TORONTO - It wasn't without some effort, both literally and figuratively, for those involved in Saturday's groundbreaking ceremony for the city school district's new building.
More than 20 pupils, students, local dignitaries, members of the city school board and local politicians dug deep with shovels into the hard, compacted dirt for the beginning of a dream -a new building to house sixth- through 12th-graders by August of 2013.
The circumstances leading up to the day were fraught with some speedbumps along, the way, including convincing city residents to approve a bond issue to pay for the city's portion of construction. City voters overwhelmingly approved the bond issue nearly two-to-one, with the Ohio School Facilities Commission picking up most of the tab for the new building. The state-of-the-art high school facility will contain new labs for science, technology for wireless Internet and meeting rooms, room-to-room broadcasting and intercom communication, as well as improved emergency communication systems.

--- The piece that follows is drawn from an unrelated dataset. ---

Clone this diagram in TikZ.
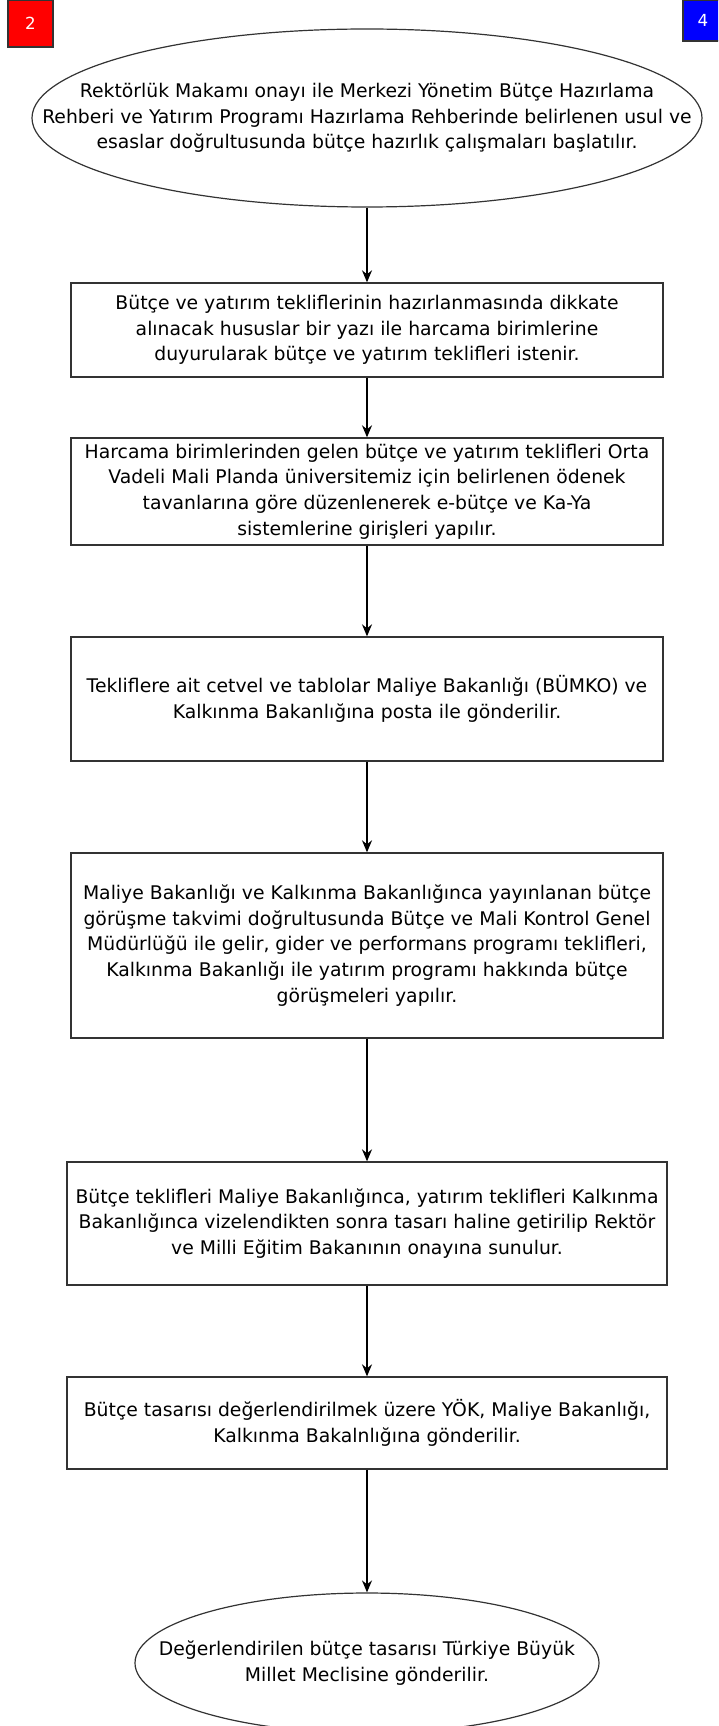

SHOVEL READY – Groundbreaking for the Toronto City School District’s new building to house grades six through 12 Saturday included speeches and performances by the Toronto High School Band. The building, approved by city voters through a bond issue in 2010, is expected to be finished and ready for students and pupils by August of 2013. -- Mark Miller
Toronto was the only school district in the entire state to successfully pass its bond issue in 2010. Fred Burns, school district superintendent, said the goal was now in sight.
"We started out with our slogan being 'Our Kids Can't Wait,'" said Burns, adding the building should be completed by August of next year. "Today it becomes 'Our Kids Won't have to Wait Much Longer.' A ground-breaking signifies the planting of seeds. From today's dirt will emerge a beautiful new building."
Robert Reeves, longtime district educator and current school board president, said the day was historic for Toronto and its future.
"How did we get here today? Two words - team effort," said Reeves. "Our new slogan is 'Building a Future.' Everything in a community revolves around its school district. Lose it, and you lose your identity. We are committed to making Toronto City Schools the best they can be."
"The sun is shining, and this is a memorable day for us," said city Mayor John Geddis, adding the district also was building "a sense of pride."
The mayor also thanked all those involved in making the building project a reality.
Karen Little of the Ohio School Facilities Commission, said "This is my favorite part of the job. Congratulations, and good luck on a successful project."
State Sen. Lou Gentile, D-Steubenville, said he was delighted to see the project make its way through Ohio government.
"I offer my congratulations to you and the people of this community for putting education first," said Gentile, adding pupils and students will be educated in a state-of-the-art facility, "a safe, peaceful place they can learn in. It's given me great pride to see this project progress. I was your voice in Columbus."
Gentile also said the project would provide much-needed employment for local workers. He thanked the citizens of Toronto for "their optimism to give (students and pupils) the kind of facility they deserve."
Holly Eckard, current president of the Class of 2014 - the first class expected to graduate from the new school building - also offered her thanks.